### Dataset extract
########################################
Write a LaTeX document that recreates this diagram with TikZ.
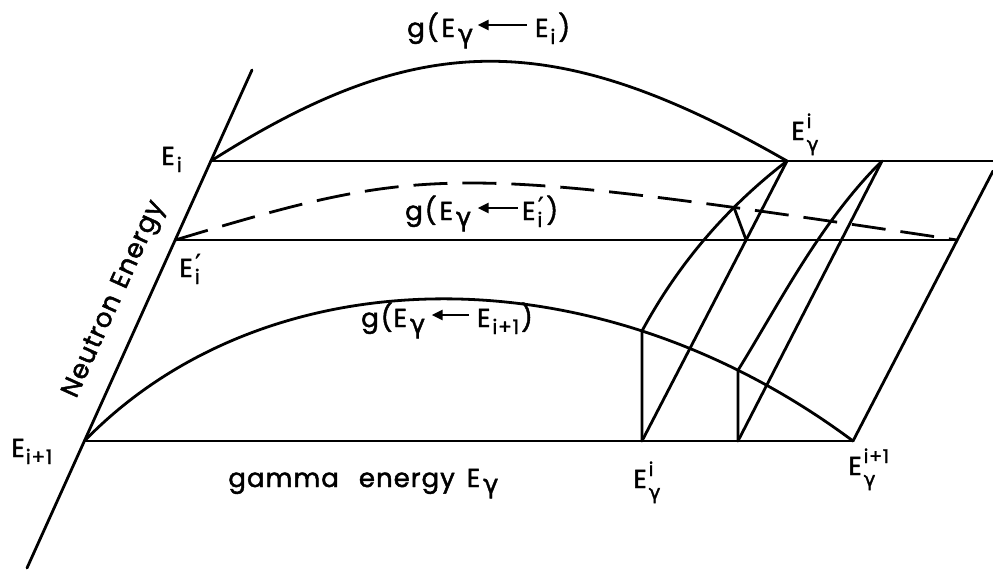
\documentclass[tikz,border=0pt]{standalone}
\usepackage{fontspec}
\setmainfont{Poppins}[LetterSpace=4,FakeBold=1.8]
\newfontfamily\gk{DejaVu Sans}[FakeBold=1.4]
\usetikzlibrary{arrows.meta,intersections,calc}
\newcommand\gm{{\gk γ}}
\newcommand\lgam{\raisebox{-6pt}{\gm}}
\newcommand\lo[1]{\raisebox{-7pt}{\fontsize{20}{20}\selectfont #1}}
\newcommand\ipr{\raisebox{-7pt}{\fontsize{20}{20}\selectfont\rlap{\hspace{0.5pt}\raisebox{12pt}{\gk\fontsize{25}{25}\selectfont ′}}i}\hspace{4pt}}
\newcommand\hilo[1]{\rlap{\raisebox{12pt}{\fontsize{19}{19}\selectfont #1}}\raisebox{-11pt}{\fontsize{20}{20}\selectfont\gm}}
\newcommand\larr[1]{\tikz[baseline=-12pt]\draw[line width=2.8pt,-{Triangle[length=11pt,width=10pt]}] (#1,0pt)--(0pt,0pt);}
\begin{document}
\begin{tikzpicture}[x=1pt,y=-1pt,line width=2.8pt,line cap=round,line join=round,
  lab/.style={inner sep=0pt,font=\fontsize{26}{30}\selectfont}]
\useasboundingbox (0,0) rectangle (993,571);
% axis and levels
\coordinate (At) at (252,70);
\coordinate (Ab) at (27,568);
\coordinate (Ei) at (210.9,161);
\coordinate (Eip) at (175.2,240);
\coordinate (Eb) at (84.4,441);
\coordinate (Rt) at (993,161);
\coordinate (Rm) at (957,240);
\coordinate (Rb) at (853,441);
\coordinate (Rr) at (993,171);
\coordinate (Tg1) at (787,161);
\coordinate (Tg2) at (882,161);
\coordinate (Bg1) at (642,441);
\coordinate (Bg2) at (738,441);
\coordinate (D2) at ($(Bg1)!0.718!(Tg1)$);
\draw (Ab) -- (At);
\draw (Ei) -- (Rt);
\draw (Eip) -- (Rm);
\draw (Eb) -- (Rb);
\draw (Rb) -- (Rr);
\draw (Bg1) -- (Tg1);
\draw (Bg2) -- (Tg2);
% curves
\draw (Ei) .. controls (420,28) and (555,28) .. (Tg1);
\draw[name path=dsh, dash pattern=on 34pt off 15pt, line cap=butt] (Eip) .. controls (428,164) and (450,164) .. (Rm);
\draw[name path=low] (Eb) .. controls (262,258) and (590,245) .. (Rb);
\path[name path=v1] (Bg1) -- ++(0,-200);
\path[name path=v2] (Bg2) -- ++(0,-200);
\path[name intersections={of=low and v1, by=C1}];
\path[name intersections={of=low and v2, by=C2}];
\draw (Bg1) -- (C1);
\draw (Bg2) -- (C2);
\draw[name path=ca] (C1) .. controls (679,262.5) and (727.4,206.9) .. (Tg1);
\draw (C2) .. controls (779,304) and (821,221) .. (Tg2);
\path[name intersections={of=ca and dsh, by=D1}];
\draw (D1) -- (D2);
% labels
\node[lab,anchor=base west] (lg1) at (407,37) {g\hspace{2pt}(\hspace{3pt}E\hspace{3pt}\lgam\hspace{3pt}\larr{49pt}\hspace{7pt}E\hspace{2pt}\lo{i}\hspace{3pt})};
\node[lab,anchor=base west] (lg2) at (405,220) {g\hspace{2pt}(\hspace{3pt}E\hspace{3pt}\lgam\hspace{5pt}\larr{40pt}\hspace{3pt}E\hspace{2pt}\ipr)};
\node[lab,anchor=base west] (lg3) at (361,327) {g\hspace{2pt}(\hspace{1pt}E\hspace{3pt}\lgam\hspace{5pt}\larr{37pt}\hspace{7pt}E\hspace{2pt}\lo{i+1}\hspace{2pt})};
\node[lab,anchor=base west] (lEi) at (160,165) {E\hspace{2pt}\lo{i}};
\node[lab,anchor=base west] (lEip) at (178,277) {E\hspace{2pt}\ipr};
\node[lab,anchor=base west] (lEb) at (10,457) {E\hspace{1pt}\lo{i+1}};
\node[lab,anchor=base west] (lTg) at (790,140) {E\hspace{2pt}\hilo{i}};
\node[lab,anchor=base west] (lBg1) at (632,488) {E\hspace{2pt}\hilo{i}};
\node[lab,anchor=base west] (lBg2) at (847,475) {E\hspace{2pt}\hilo{i+1}};
\node[lab,anchor=base west] (lgam) at (227,487) {gamma\hspace{20pt}energy\hspace{12pt}E\hspace{3pt}\lgam};
\node[lab,anchor=base,rotate=65.7] (lne) at (120,302) {Neutron\hspace{10pt}Energy};
\end{tikzpicture}
\end{document}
########################################
### What is asked
Go through the listing above and write it out again exactly, dropping the pictures.

### Response to the exercise
Write a LaTeX document that recreates this diagram with TikZ.
\documentclass[tikz,border=0pt]{standalone}
\usepackage{fontspec}
\setmainfont{Poppins}[LetterSpace=4,FakeBold=1.8]
\newfontfamily\gk{DejaVu Sans}[FakeBold=1.4]
\usetikzlibrary{arrows.meta,intersections,calc}
\newcommand\gm{{\gk γ}}
\newcommand\lgam{\raisebox{-6pt}{\gm}}
\newcommand\lo[1]{\raisebox{-7pt}{\fontsize{20}{20}\selectfont #1}}
\newcommand\ipr{\raisebox{-7pt}{\fontsize{20}{20}\selectfont\rlap{\hspace{0.5pt}\raisebox{12pt}{\gk\fontsize{25}{25}\selectfont ′}}i}\hspace{4pt}}
\newcommand\hilo[1]{\rlap{\raisebox{12pt}{\fontsize{19}{19}\selectfont #1}}\raisebox{-11pt}{\fontsize{20}{20}\selectfont\gm}}
\newcommand\larr[1]{\tikz[baseline=-12pt]\draw[line width=2.8pt,-{Triangle[length=11pt,width=10pt]}] (#1,0pt)--(0pt,0pt);}
\begin{document}
\begin{tikzpicture}[x=1pt,y=-1pt,line width=2.8pt,line cap=round,line join=round,
  lab/.style={inner sep=0pt,font=\fontsize{26}{30}\selectfont}]
\useasboundingbox (0,0) rectangle (993,571);
% axis and levels
\coordinate (At) at (252,70);
\coordinate (Ab) at (27,568);
\coordinate (Ei) at (210.9,161);
\coordinate (Eip) at (175.2,240);
\coordinate (Eb) at (84.4,441);
\coordinate (Rt) at (993,161);
\coordinate (Rm) at (957,240);
\coordinate (Rb) at (853,441);
\coordinate (Rr) at (993,171);
\coordinate (Tg1) at (787,161);
\coordinate (Tg2) at (882,161);
\coordinate (Bg1) at (642,441);
\coordinate (Bg2) at (738,441);
\coordinate (D2) at ($(Bg1)!0.718!(Tg1)$);
\draw (Ab) -- (At);
\draw (Ei) -- (Rt);
\draw (Eip) -- (Rm);
\draw (Eb) -- (Rb);
\draw (Rb) -- (Rr);
\draw (Bg1) -- (Tg1);
\draw (Bg2) -- (Tg2);
% curves
\draw (Ei) .. controls (420,28) and (555,28) .. (Tg1);
\draw[name path=dsh, dash pattern=on 34pt off 15pt, line cap=butt] (Eip) .. controls (428,164) and (450,164) .. (Rm);
\draw[name path=low] (Eb) .. controls (262,258) and (590,245) .. (Rb);
\path[name path=v1] (Bg1) -- ++(0,-200);
\path[name path=v2] (Bg2) -- ++(0,-200);
\path[name intersections={of=low and v1, by=C1}];
\path[name intersections={of=low and v2, by=C2}];
\draw (Bg1) -- (C1);
\draw (Bg2) -- (C2);
\draw[name path=ca] (C1) .. controls (679,262.5) and (727.4,206.9) .. (Tg1);
\draw (C2) .. controls (779,304) and (821,221) .. (Tg2);
\path[name intersections={of=ca and dsh, by=D1}];
\draw (D1) -- (D2);
% labels
\node[lab,anchor=base west] (lg1) at (407,37) {g\hspace{2pt}(\hspace{3pt}E\hspace{3pt}\lgam\hspace{3pt}\larr{49pt}\hspace{7pt}E\hspace{2pt}\lo{i}\hspace{3pt})};
\node[lab,anchor=base west] (lg2) at (405,220) {g\hspace{2pt}(\hspace{3pt}E\hspace{3pt}\lgam\hspace{5pt}\larr{40pt}\hspace{3pt}E\hspace{2pt}\ipr)};
\node[lab,anchor=base west] (lg3) at (361,327) {g\hspace{2pt}(\hspace{1pt}E\hspace{3pt}\lgam\hspace{5pt}\larr{37pt}\hspace{7pt}E\hspace{2pt}\lo{i+1}\hspace{2pt})};
\node[lab,anchor=base west] (lEi) at (160,165) {E\hspace{2pt}\lo{i}};
\node[lab,anchor=base west] (lEip) at (178,277) {E\hspace{2pt}\ipr};
\node[lab,anchor=base west] (lEb) at (10,457) {E\hspace{1pt}\lo{i+1}};
\node[lab,anchor=base west] (lTg) at (790,140) {E\hspace{2pt}\hilo{i}};
\node[lab,anchor=base west] (lBg1) at (632,488) {E\hspace{2pt}\hilo{i}};
\node[lab,anchor=base west] (lBg2) at (847,475) {E\hspace{2pt}\hilo{i+1}};
\node[lab,anchor=base west] (lgam) at (227,487) {gamma\hspace{20pt}energy\hspace{12pt}E\hspace{3pt}\lgam};
\node[lab,anchor=base,rotate=65.7] (lne) at (120,302) {Neutron\hspace{10pt}Energy};
\end{tikzpicture}
\end{document}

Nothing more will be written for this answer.